## [REQUIRED WORK]
Pictures stay out of the copy; restate everything else in the material exactly.

## [DATA SUPPLIED]
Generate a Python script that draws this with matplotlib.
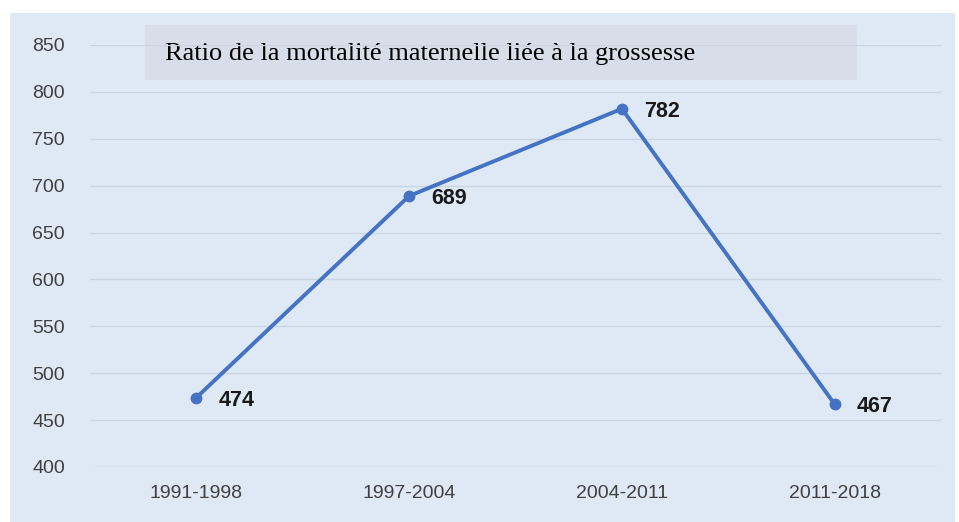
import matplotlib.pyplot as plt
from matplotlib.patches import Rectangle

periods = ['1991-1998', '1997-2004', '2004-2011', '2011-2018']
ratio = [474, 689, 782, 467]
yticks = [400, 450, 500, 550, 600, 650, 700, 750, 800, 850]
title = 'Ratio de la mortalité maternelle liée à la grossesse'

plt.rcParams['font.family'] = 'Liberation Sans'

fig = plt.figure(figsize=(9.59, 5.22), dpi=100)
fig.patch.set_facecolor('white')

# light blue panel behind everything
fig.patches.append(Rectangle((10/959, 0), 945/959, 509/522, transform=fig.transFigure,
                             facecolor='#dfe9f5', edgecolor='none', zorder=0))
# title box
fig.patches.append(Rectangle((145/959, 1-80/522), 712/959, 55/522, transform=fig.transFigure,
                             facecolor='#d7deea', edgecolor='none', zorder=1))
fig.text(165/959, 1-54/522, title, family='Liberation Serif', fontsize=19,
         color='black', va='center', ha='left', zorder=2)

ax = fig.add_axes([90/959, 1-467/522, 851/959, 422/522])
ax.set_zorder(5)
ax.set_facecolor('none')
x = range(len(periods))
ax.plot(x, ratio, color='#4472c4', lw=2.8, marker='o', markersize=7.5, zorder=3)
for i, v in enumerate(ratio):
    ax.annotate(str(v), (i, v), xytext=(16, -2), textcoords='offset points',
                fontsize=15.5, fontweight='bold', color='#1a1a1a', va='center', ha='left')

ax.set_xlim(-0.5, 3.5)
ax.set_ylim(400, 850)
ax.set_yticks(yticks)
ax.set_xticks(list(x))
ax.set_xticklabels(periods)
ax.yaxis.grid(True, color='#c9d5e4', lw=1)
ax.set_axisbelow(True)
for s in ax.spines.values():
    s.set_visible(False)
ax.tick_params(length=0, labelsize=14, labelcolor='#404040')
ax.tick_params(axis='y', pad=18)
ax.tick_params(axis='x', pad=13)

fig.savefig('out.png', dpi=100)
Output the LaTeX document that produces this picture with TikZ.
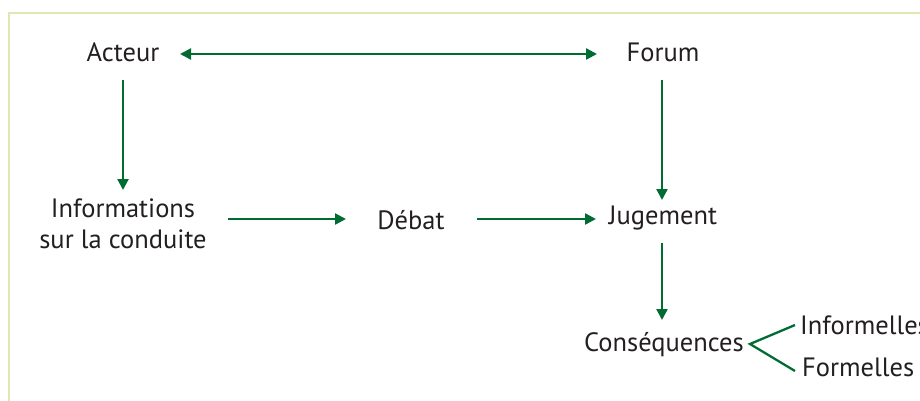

## [THE SOLUTION]
Generate a Python script that draws this with matplotlib.
import matplotlib.pyplot as plt
from matplotlib.patches import Rectangle

periods = ['1991-1998', '1997-2004', '2004-2011', '2011-2018']
ratio = [474, 689, 782, 467]
yticks = [400, 450, 500, 550, 600, 650, 700, 750, 800, 850]
title = 'Ratio de la mortalité maternelle liée à la grossesse'

plt.rcParams['font.family'] = 'Liberation Sans'

fig = plt.figure(figsize=(9.59, 5.22), dpi=100)
fig.patch.set_facecolor('white')

# light blue panel behind everything
fig.patches.append(Rectangle((10/959, 0), 945/959, 509/522, transform=fig.transFigure,
                             facecolor='#dfe9f5', edgecolor='none', zorder=0))
# title box
fig.patches.append(Rectangle((145/959, 1-80/522), 712/959, 55/522, transform=fig.transFigure,
                             facecolor='#d7deea', edgecolor='none', zorder=1))
fig.text(165/959, 1-54/522, title, family='Liberation Serif', fontsize=19,
         color='black', va='center', ha='left', zorder=2)

ax = fig.add_axes([90/959, 1-467/522, 851/959, 422/522])
ax.set_zorder(5)
ax.set_facecolor('none')
x = range(len(periods))
ax.plot(x, ratio, color='#4472c4', lw=2.8, marker='o', markersize=7.5, zorder=3)
for i, v in enumerate(ratio):
    ax.annotate(str(v), (i, v), xytext=(16, -2), textcoords='offset points',
                fontsize=15.5, fontweight='bold', color='#1a1a1a', va='center', ha='left')

ax.set_xlim(-0.5, 3.5)
ax.set_ylim(400, 850)
ax.set_yticks(yticks)
ax.set_xticks(list(x))
ax.set_xticklabels(periods)
ax.yaxis.grid(True, color='#c9d5e4', lw=1)
ax.set_axisbelow(True)
for s in ax.spines.values():
    s.set_visible(False)
ax.tick_params(length=0, labelsize=14, labelcolor='#404040')
ax.tick_params(axis='y', pad=18)
ax.tick_params(axis='x', pad=13)

fig.savefig('out.png', dpi=100)
Output the LaTeX document that produces this picture with TikZ.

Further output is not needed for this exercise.